→ **Written instruction**
Keep to the lines between the one holding "Convert this chart" and the one holding "const seriesNames = ['2012', '2013']", inclusive, and write them out exactly.

Source code of charts:
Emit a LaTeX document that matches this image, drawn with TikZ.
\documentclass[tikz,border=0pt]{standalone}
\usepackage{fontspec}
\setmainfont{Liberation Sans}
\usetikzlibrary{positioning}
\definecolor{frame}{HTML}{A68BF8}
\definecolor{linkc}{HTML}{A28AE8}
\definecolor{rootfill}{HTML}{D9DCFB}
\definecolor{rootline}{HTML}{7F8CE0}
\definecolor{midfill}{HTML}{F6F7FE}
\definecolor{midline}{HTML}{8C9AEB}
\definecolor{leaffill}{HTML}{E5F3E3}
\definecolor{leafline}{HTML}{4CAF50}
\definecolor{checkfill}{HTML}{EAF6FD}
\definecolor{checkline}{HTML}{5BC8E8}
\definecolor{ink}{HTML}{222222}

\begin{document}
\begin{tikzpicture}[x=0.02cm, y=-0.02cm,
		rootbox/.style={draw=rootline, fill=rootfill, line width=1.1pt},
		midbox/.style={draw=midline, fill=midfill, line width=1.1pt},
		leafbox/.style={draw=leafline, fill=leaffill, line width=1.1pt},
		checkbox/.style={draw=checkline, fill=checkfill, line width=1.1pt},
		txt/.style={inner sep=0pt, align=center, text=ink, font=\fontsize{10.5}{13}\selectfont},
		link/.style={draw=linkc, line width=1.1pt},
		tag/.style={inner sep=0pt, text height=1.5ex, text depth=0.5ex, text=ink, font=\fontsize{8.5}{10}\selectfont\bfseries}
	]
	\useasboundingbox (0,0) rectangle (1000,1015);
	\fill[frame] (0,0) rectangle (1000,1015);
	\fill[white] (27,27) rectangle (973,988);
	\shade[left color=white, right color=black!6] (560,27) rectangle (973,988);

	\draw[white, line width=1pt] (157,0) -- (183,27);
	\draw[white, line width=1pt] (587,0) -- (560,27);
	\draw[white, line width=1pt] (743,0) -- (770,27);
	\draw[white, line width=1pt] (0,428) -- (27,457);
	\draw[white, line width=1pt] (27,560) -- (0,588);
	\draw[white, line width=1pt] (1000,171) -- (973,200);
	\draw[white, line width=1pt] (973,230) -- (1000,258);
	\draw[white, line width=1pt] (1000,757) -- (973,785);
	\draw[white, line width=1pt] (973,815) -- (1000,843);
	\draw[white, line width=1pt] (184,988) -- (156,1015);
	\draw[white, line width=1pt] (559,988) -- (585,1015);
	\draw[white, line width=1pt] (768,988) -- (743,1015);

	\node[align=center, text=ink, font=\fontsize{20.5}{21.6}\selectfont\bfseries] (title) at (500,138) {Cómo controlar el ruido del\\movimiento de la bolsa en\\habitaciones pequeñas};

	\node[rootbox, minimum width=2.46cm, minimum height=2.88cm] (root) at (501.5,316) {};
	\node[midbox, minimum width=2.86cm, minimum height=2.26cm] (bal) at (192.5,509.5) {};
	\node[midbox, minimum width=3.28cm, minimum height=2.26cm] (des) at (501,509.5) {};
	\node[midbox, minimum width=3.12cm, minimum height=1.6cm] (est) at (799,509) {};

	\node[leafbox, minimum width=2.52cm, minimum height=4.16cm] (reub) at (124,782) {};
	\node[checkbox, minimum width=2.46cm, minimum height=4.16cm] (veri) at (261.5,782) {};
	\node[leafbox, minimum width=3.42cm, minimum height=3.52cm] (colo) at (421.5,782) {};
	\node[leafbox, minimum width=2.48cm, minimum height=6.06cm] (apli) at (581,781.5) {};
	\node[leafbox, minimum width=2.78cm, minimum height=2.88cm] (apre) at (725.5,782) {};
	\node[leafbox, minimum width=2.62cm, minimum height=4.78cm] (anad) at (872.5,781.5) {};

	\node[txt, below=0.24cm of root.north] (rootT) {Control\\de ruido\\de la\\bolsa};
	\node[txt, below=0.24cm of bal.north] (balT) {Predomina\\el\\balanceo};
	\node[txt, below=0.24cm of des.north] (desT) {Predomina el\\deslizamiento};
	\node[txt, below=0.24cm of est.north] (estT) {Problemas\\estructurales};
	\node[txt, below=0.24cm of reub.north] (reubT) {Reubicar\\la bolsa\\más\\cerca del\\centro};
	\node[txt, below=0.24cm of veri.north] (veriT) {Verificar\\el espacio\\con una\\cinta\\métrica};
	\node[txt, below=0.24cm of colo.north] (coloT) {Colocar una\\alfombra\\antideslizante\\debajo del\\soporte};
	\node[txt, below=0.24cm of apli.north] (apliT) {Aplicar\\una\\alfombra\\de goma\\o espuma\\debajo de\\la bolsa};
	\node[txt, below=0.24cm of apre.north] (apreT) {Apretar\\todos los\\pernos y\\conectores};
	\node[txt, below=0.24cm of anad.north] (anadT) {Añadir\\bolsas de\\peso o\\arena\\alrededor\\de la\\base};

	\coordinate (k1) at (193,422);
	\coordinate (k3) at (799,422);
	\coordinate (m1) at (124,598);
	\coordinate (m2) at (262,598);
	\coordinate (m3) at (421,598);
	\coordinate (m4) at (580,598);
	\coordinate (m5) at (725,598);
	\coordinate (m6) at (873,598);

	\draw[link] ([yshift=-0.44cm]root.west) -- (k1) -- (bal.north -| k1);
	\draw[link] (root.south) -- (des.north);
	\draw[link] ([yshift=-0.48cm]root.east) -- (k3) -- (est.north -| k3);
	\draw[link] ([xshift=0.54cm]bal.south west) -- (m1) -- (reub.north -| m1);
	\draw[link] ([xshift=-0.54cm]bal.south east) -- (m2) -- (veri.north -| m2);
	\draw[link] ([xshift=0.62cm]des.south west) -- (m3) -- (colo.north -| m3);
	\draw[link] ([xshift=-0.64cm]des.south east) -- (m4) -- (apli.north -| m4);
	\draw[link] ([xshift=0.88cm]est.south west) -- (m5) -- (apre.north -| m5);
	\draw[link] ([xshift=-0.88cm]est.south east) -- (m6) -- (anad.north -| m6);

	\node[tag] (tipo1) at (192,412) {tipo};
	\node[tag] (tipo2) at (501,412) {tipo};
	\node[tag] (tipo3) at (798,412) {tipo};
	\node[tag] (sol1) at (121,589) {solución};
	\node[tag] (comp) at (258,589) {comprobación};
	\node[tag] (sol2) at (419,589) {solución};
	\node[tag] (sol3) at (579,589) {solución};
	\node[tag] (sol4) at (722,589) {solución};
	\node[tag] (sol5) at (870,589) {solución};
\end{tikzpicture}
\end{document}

* * *

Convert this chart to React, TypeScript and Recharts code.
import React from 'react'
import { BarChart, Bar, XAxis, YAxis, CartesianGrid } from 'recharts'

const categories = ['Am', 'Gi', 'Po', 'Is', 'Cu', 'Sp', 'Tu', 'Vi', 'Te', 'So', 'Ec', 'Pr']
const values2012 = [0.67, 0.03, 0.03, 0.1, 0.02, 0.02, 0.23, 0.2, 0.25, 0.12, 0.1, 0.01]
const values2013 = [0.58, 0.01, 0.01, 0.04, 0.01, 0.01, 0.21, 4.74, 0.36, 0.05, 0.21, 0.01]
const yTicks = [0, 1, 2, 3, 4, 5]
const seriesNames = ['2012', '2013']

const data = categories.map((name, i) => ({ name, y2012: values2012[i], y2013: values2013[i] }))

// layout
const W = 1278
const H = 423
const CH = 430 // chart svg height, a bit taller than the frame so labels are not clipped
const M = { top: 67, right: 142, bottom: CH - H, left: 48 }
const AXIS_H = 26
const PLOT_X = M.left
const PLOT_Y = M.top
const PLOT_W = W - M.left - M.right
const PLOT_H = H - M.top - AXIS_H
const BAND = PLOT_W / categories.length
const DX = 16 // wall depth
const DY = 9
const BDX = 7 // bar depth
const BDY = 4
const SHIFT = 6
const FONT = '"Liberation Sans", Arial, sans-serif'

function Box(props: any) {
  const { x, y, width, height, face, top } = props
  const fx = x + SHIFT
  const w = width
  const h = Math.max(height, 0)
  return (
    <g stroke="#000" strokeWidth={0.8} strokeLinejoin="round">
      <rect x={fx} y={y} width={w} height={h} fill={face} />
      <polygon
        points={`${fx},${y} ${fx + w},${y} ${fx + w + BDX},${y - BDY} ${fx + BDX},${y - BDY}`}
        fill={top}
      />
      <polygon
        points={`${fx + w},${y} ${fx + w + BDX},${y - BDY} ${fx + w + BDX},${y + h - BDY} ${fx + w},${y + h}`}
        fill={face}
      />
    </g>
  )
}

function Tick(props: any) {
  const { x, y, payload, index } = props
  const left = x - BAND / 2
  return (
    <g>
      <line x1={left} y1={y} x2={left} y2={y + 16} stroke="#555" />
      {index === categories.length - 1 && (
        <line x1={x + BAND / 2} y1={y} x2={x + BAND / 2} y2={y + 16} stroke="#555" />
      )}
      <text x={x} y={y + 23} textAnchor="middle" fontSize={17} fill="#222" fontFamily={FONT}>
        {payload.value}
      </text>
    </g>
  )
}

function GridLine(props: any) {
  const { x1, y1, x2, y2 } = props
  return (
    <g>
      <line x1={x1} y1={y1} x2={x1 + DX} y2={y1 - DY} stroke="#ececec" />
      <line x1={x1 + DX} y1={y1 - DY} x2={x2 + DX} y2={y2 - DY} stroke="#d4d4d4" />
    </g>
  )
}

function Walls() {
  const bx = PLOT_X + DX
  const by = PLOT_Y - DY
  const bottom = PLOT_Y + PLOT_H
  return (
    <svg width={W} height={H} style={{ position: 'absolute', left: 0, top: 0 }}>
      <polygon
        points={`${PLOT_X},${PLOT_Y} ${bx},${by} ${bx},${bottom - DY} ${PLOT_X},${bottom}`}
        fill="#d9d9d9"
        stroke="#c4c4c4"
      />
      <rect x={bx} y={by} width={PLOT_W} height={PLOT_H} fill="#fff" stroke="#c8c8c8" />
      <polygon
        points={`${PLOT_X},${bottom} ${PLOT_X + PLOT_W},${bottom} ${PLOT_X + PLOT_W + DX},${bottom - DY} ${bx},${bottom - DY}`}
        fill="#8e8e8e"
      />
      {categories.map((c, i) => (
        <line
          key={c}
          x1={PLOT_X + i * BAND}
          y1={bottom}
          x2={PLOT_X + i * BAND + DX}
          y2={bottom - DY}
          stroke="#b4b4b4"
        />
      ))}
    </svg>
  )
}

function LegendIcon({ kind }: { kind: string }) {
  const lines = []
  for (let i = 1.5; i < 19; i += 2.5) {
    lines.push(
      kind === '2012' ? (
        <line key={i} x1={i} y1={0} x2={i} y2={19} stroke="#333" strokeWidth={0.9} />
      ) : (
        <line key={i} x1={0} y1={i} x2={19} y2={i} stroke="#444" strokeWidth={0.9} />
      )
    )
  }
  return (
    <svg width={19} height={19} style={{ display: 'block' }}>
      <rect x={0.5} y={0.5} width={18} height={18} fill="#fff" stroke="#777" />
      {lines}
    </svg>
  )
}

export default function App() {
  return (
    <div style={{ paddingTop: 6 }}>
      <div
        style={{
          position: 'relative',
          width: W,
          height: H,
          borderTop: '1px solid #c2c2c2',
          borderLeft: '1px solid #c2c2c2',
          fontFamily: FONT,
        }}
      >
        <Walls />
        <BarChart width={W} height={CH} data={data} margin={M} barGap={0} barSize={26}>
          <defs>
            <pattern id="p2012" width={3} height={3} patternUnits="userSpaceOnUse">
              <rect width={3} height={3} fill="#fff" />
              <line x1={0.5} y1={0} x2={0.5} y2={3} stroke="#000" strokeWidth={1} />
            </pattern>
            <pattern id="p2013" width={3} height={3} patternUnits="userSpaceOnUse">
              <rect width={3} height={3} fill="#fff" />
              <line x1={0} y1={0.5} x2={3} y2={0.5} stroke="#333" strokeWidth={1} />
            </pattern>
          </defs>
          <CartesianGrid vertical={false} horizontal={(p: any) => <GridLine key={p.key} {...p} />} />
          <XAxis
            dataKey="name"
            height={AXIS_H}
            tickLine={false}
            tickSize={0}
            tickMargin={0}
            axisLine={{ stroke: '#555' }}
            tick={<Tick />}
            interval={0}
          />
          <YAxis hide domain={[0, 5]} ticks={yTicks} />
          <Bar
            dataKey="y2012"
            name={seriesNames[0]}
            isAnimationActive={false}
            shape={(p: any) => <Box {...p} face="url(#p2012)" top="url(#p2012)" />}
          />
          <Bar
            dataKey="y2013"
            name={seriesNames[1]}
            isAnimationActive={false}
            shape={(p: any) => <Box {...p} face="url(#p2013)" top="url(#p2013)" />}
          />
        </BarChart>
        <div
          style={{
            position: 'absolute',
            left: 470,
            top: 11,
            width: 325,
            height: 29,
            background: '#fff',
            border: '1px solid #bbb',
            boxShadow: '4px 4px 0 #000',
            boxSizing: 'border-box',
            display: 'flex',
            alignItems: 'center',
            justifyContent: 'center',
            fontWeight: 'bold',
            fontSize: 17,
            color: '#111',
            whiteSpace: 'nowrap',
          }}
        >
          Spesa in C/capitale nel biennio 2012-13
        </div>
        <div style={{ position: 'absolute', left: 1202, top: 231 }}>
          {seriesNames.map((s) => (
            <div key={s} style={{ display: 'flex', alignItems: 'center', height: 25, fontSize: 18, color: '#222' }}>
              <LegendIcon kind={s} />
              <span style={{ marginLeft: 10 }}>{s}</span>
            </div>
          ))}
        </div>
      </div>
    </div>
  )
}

→ **Solved exercise**
Convert this chart to React, TypeScript and Recharts code.
import React from 'react'
import { BarChart, Bar, XAxis, YAxis, CartesianGrid } from 'recharts'

const categories = ['Am', 'Gi', 'Po', 'Is', 'Cu', 'Sp', 'Tu', 'Vi', 'Te', 'So', 'Ec', 'Pr']
const values2012 = [0.67, 0.03, 0.03, 0.1, 0.02, 0.02, 0.23, 0.2, 0.25, 0.12, 0.1, 0.01]
const values2013 = [0.58, 0.01, 0.01, 0.04, 0.01, 0.01, 0.21, 4.74, 0.36, 0.05, 0.21, 0.01]
const yTicks = [0, 1, 2, 3, 4, 5]
const seriesNames = ['2012', '2013']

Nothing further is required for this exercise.